It’s been some years now since the Casella corporation sold its regional incinerator to our proud city. With the garbage smelter’s exit, Biddeford was now positioned to join the gentrification and suburban sprawl scramble that’s engulfing southern Maine. The Portland Press Herald’s front page regularly enthuses over the hot housing “market” where new in-migrants happily pay thousands over a seller’s asking price. Rents rapidly increase as multi-family structures get “flipped,” and the new owners’ costs get passed down to the renters — generally new renters, as the former tenants get priced-out.
Biddeford didn’t used to be particularly “cool,” given its reeking downtown waste processor. Its Main Street showed the effects of shopping mall-ification on the city’s outskirts. But its old tenements offered relatively cheap housing for southern Maine’s increasing downwardly-mobile population.
The city’s political class has been involved for decades in “rebranding” public relations efforts. But spending money to promote the city as a fashionable destination and a hip place to live, formerly faced the stiff “headwind” of its “TrashTown” moniker. Elected officials now happily discover a new wind in their sails and inflation for a new speculative bubble in housing.

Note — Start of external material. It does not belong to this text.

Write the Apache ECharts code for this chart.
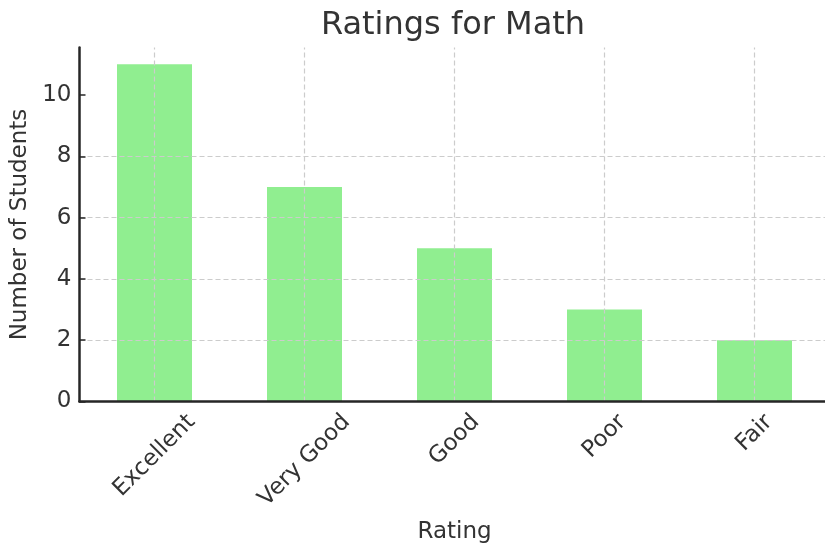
<!DOCTYPE html>
<html>
<head>
<meta charset="utf-8">
<script src="https://cdn.jsdelivr.net/npm/echarts@6/dist/echarts.min.js"></script>
<style>
  html, body { margin: 0; padding: 0; background: #fff; }
  #chart { width: 825px; height: 548px; }
</style>
</head>
<body>
<div id="chart"></div>
<script>
const categories = ['Excellent', 'Very Good', 'Good', 'Poor', 'Fair']
const counts = [11, 7, 5, 3, 2]
const yTicks = [0, 2, 4, 6, 8, 10]
const yMax = 11.55

const FONT = 'DejaVu Sans'
const TEXT = '#333333'
const GRID_LINE = '#cccccc'

// matplotlib centres rotated tick labels under the tick; ECharts anchors them,
// so pad each label by its own width to slide it straight down
const ctx = document.createElement('canvas').getContext('2d')
ctx.font = '23px "' + FONT + '"'
const rich = {}
categories.forEach((c, i) => {
  const w = ctx.measureText(c).width
  rich['c' + i] = {
    fontSize: 23, fontFamily: FONT, color: TEXT,
    padding: [w / 2, w / 2, 0, 0]
  }
})

const chart = echarts.init(document.getElementById('chart'), null, { renderer: 'canvas' })

chart.setOption({
  animation: false,
  backgroundColor: '#fff',
  textStyle: { fontFamily: FONT, color: TEXT },
  title: {
    text: 'Ratings for Math',
    left: 448,
    textAlign: 'center',
    top: 5,
    textStyle: { fontSize: 32, fontWeight: 'normal', color: TEXT, fontFamily: FONT }
  },
  // plot runs a few px past the right edge, as in the original figure
  grid: { left: 79.5, width: 750, top: 47.5, bottom: 146.5, outerBoundsMode: 'none' },
  xAxis: {
    type: 'category',
    data: categories,
    z: 6,
    name: 'Rating',
    nameLocation: 'middle',
    nameGap: 119,
    nameTextStyle: { fontSize: 23, color: TEXT, fontFamily: FONT },
    axisLine: { lineStyle: { color: '#262626', width: 2.5 } },
    axisTick: { inside: true, alignWithLabel: true, length: 6, lineStyle: { color: '#262626', width: 1.5 } },
    axisLabel: {
      rotate: 45,
      align: 'center',
      verticalAlign: 'middle',
      margin: 17,
      interval: 0,
      formatter: (v, i) => '{c' + i + '|' + v + '}',
      rich: rich
    },
    splitLine: { show: false }
  },
  yAxis: {
    type: 'value',
    min: 0,
    max: yMax,
    z: 5,
    name: 'Number of Students',
    nameLocation: 'middle',
    nameGap: 48,
    nameTextStyle: { fontSize: 23, color: TEXT, fontFamily: FONT },
    axisLine: { show: true, lineStyle: { color: '#262626', width: 2.5 } },
    axisTick: { show: true, inside: true, length: 6, customValues: yTicks, lineStyle: { color: '#262626', width: 1.5 } },
    axisLabel: { fontSize: 23, color: TEXT, fontFamily: FONT, margin: 8, customValues: yTicks },
    splitLine: {
      show: true, showMinLine: false, showMaxLine: false,
      lineStyle: { color: GRID_LINE, width: 1.2, type: [5, 3] }
    }
  },
  series: [{
    type: 'bar',
    data: counts,
    barWidth: '50%',
    itemStyle: { color: '#90ee90' },
    markLine: {
      silent: true,
      symbol: 'none',
      label: { show: false },
      lineStyle: { color: GRID_LINE, width: 1.2, type: [5, 3] },
      data: categories.map(c => ({ xAxis: c }))
    }
  }]
})
</script>
</body>
</html>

At a recent City Council meeting, officials revealed a new Tax Increment Financing (TIF) district around the old Saco-Lowell manufacturing building. Originally built to produce textile equipment for the mills operating in Biddeford and New England, the robust shell has long been largely vacant — a remnant of America’s now unfashionable industrial age and a hostage to the neighboring MERC plant’s operation. A Portland developer/speculator is to be granted a “Credit Enhancement” TIF. The market-rate (i.e. expensive) apartments to be created in the building would increase the taxable value of the structure. But under the TIF, much of that tax money will be returned to the developer. In return, the state will not count the new property value when calculating education subsidy and other revenue sharing, for the term of the TIF at least. Any increase in city tax revenue from the project gets dedicated to state-approved “development” efforts.
The city proposes to get creative however, seeking to change state law covering what counts as development “costs.” These expenditures would now be slated to include $573,659 as “Costs of funding economic development programs or events … or funding the marketing of the municipality as a business or arts location. …” A further $650,147 is proposed for a “Riverwalk & Pedestrian Connector … connecting the City’s Riverwalk to the Riverdam Boardwalk … and the City’s neighborhoods.”
These “trail amenities” are fashionable and are increasingly utilized as greenwashing for the suburban sprawl being considered under Biddeford’s new draft Comprehensive Plan. (More on that later perhaps.)
On the other side of the ledger …
Next month a statewide “Point in Time (Homeless) Count” will be attempted. The Jan. 22, 2020 Courier reported that, “The information collected helps us in our work to end homelessness,” according to a press release from the organizers. Needless to say, the politically supported gentrification boom here, combined with the desperate situation facing “disposable” workers in our shiny new Gig Economy have much to do with increasing the numbers of the “un-housed.”
Local church groups have recently, and without fanfare installed washer-dryer units in our K-12 schools so that the more than 100 homeless kids in our public schools can at least wear clean clothes. With the current CDC’s “eviction moratorium” set to lapse possibly next month, and no federal money yet allocated for the thousands in back-rent that’s been accumulating for tenants during the pandemic, it’s not hard to foresee an upcoming surge of homelessness in Biddeford’s future and nationally.
Bailing out Wall Street, subsidizing the developer class, and fawning over “market-based-solutions” won’t set this situation right. Gentrification and political pandering to America’s top 20 percent — what economist John Kenneth Galbraith called The Fortunate Fifth— will only leave the local economic cast-offs of our city one option: Get outa town.